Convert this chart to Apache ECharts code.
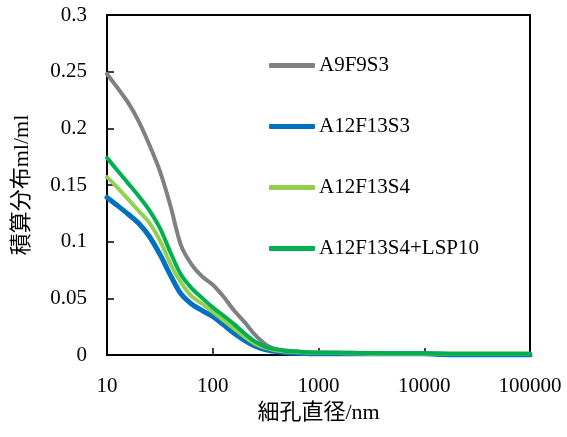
──────────
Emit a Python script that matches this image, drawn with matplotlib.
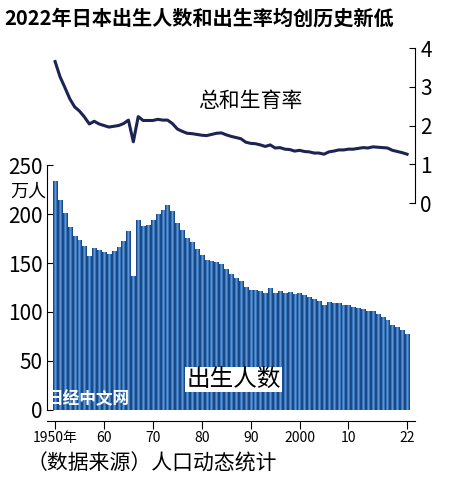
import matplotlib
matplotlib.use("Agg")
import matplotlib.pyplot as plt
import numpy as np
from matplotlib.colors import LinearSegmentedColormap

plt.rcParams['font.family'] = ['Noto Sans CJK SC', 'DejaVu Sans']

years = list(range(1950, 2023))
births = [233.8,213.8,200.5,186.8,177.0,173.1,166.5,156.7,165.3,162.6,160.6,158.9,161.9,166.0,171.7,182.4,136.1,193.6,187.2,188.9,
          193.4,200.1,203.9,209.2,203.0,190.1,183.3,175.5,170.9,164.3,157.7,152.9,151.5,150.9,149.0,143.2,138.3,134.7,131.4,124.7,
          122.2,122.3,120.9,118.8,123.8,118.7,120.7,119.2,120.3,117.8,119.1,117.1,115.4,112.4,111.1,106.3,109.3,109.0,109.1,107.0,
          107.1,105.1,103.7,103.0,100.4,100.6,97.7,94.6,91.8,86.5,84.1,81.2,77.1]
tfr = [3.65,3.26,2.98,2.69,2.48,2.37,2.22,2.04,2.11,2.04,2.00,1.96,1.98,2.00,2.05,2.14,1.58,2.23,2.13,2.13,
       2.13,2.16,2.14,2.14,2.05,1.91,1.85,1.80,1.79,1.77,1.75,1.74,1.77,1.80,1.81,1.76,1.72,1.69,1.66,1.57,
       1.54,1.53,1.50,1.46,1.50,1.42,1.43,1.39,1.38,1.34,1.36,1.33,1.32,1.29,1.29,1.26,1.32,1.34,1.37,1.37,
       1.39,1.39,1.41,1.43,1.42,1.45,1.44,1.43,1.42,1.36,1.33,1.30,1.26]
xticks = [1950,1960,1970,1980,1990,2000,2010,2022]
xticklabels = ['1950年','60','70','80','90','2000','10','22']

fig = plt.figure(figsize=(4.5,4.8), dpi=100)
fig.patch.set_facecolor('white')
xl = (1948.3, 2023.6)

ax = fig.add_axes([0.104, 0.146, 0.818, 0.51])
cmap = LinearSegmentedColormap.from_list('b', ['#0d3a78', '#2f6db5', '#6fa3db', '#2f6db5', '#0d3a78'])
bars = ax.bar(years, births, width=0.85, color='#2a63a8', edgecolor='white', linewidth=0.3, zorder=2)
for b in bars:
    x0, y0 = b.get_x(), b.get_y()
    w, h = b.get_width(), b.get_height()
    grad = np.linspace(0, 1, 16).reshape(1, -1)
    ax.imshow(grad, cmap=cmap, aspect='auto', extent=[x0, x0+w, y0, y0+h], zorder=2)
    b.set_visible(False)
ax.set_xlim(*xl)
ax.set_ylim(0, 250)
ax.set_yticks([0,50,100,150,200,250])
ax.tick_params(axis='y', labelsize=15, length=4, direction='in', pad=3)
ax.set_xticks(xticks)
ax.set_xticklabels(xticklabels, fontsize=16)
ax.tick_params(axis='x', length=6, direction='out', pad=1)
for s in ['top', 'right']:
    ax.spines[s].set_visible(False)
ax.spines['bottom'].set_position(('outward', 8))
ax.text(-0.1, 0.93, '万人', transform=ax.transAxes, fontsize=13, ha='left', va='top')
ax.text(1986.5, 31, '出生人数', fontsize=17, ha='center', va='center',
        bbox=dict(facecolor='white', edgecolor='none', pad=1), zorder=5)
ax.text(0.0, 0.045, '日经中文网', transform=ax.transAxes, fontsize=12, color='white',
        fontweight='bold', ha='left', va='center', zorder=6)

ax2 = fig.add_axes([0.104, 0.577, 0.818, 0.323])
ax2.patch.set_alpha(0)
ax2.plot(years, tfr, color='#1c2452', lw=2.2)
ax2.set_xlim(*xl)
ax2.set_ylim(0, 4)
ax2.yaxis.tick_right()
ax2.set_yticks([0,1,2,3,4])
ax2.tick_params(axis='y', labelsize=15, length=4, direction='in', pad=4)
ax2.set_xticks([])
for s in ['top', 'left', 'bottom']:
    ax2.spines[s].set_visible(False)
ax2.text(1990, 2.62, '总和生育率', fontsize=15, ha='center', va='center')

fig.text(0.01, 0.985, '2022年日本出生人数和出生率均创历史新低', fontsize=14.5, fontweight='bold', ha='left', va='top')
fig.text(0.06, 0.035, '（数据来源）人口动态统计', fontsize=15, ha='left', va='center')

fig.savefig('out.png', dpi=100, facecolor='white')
──────────
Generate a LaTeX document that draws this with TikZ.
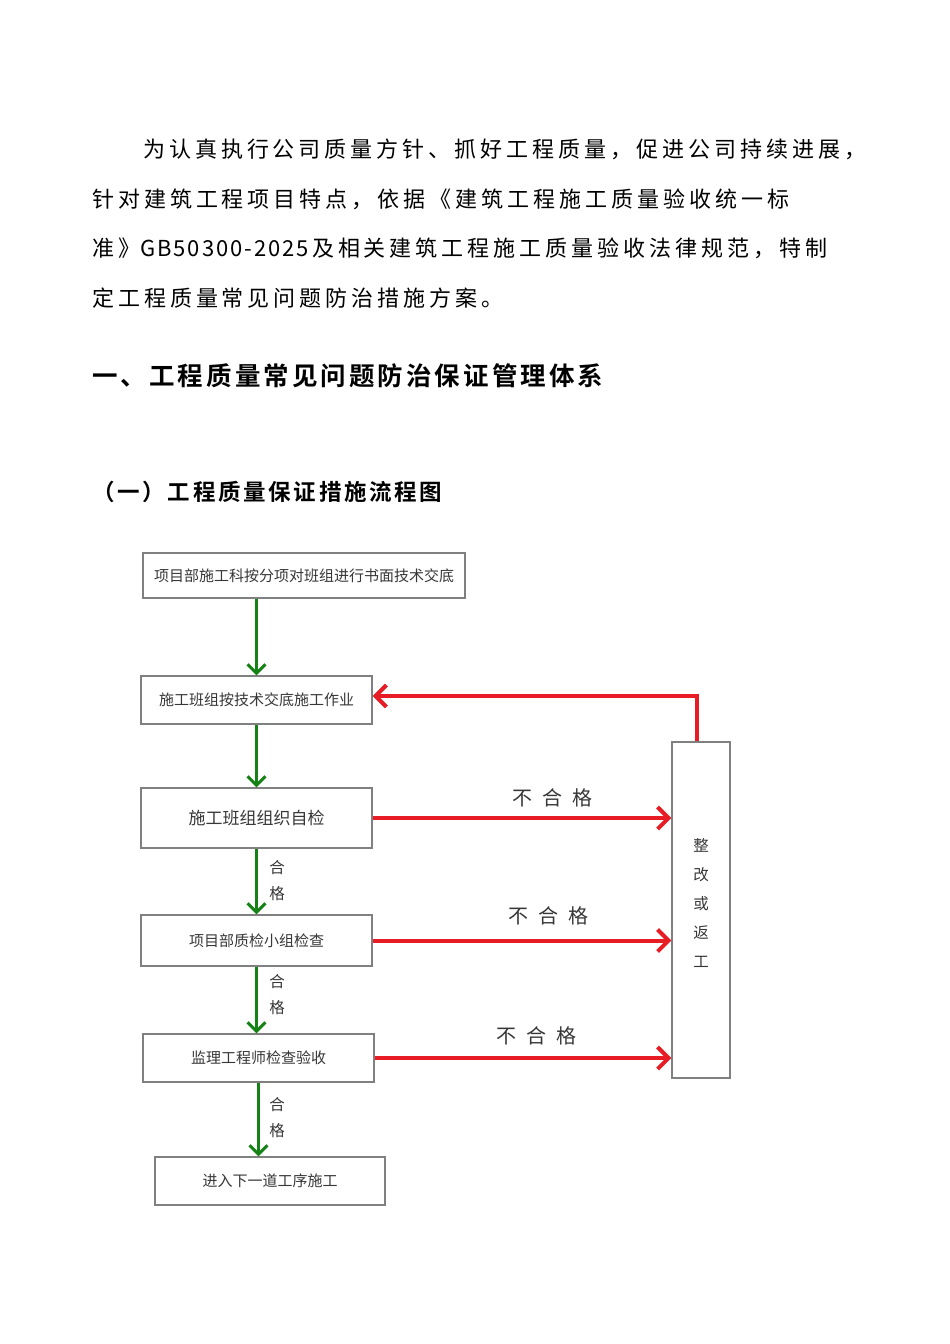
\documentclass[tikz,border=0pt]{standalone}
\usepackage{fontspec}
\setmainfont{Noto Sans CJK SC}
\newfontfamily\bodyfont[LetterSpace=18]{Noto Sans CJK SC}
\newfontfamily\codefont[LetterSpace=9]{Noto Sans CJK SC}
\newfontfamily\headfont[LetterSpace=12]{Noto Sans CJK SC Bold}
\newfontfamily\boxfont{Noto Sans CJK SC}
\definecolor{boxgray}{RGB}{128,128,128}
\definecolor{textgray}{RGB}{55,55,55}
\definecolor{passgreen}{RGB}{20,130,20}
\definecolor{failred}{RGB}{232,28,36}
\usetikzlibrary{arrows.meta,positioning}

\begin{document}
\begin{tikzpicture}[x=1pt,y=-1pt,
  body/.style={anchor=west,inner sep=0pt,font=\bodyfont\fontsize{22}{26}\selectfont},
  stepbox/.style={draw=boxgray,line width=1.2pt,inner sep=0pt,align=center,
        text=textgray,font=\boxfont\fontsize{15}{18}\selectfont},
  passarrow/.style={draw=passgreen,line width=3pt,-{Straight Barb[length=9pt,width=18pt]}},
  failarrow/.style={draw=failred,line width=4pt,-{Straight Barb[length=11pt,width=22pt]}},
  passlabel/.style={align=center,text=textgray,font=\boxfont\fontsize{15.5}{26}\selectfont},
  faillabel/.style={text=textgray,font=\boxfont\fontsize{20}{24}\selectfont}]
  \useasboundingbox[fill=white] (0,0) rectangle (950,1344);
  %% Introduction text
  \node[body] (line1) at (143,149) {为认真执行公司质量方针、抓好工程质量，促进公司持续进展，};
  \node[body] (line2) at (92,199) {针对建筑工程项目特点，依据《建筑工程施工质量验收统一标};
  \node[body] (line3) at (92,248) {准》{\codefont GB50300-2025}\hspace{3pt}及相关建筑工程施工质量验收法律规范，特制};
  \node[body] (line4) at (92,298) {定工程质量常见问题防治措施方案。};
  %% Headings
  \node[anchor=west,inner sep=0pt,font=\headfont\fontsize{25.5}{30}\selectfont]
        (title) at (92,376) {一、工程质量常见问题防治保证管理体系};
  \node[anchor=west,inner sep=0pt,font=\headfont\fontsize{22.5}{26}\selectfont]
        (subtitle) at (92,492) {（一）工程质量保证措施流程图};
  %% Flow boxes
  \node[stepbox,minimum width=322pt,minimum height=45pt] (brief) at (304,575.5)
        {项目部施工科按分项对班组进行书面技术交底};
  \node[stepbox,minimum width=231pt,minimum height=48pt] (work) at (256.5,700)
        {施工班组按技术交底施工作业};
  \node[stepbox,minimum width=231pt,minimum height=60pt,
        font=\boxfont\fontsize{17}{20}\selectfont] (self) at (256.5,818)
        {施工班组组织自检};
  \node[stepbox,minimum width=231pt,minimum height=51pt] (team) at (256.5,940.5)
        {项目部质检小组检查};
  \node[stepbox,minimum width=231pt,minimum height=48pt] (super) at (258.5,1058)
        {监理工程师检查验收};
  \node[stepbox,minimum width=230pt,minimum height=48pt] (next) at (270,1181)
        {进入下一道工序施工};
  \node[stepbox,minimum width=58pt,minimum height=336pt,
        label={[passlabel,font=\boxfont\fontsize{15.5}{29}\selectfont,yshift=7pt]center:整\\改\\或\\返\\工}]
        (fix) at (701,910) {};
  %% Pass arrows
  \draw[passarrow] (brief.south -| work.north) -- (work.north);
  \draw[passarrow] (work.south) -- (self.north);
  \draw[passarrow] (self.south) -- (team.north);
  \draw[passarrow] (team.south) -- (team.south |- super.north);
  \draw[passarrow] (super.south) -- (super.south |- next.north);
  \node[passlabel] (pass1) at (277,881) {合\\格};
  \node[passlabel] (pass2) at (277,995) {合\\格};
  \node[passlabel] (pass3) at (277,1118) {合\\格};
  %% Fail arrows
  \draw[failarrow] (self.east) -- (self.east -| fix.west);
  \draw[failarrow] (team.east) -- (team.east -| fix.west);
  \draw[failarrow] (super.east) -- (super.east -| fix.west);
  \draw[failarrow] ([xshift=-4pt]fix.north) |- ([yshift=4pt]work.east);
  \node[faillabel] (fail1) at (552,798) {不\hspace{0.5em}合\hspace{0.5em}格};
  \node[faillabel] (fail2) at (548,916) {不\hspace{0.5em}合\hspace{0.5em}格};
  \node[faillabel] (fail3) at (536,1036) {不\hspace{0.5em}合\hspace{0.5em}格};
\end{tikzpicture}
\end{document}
──────────
→ Exercise prompt:
Reproduce, starting at the line containing "Emit a Python" and stopping after the line containing "plt.rcParams['font.family'] = ['Noto", each of those lines exactly and no others; leave pictures out.

→ Answer for this exercise:
Emit a Python script that matches this image, drawn with matplotlib.
import matplotlib
matplotlib.use("Agg")
import matplotlib.pyplot as plt
import numpy as np
from matplotlib.colors import LinearSegmentedColormap

plt.rcParams['font.family'] = ['Noto Sans CJK SC', 'DejaVu Sans']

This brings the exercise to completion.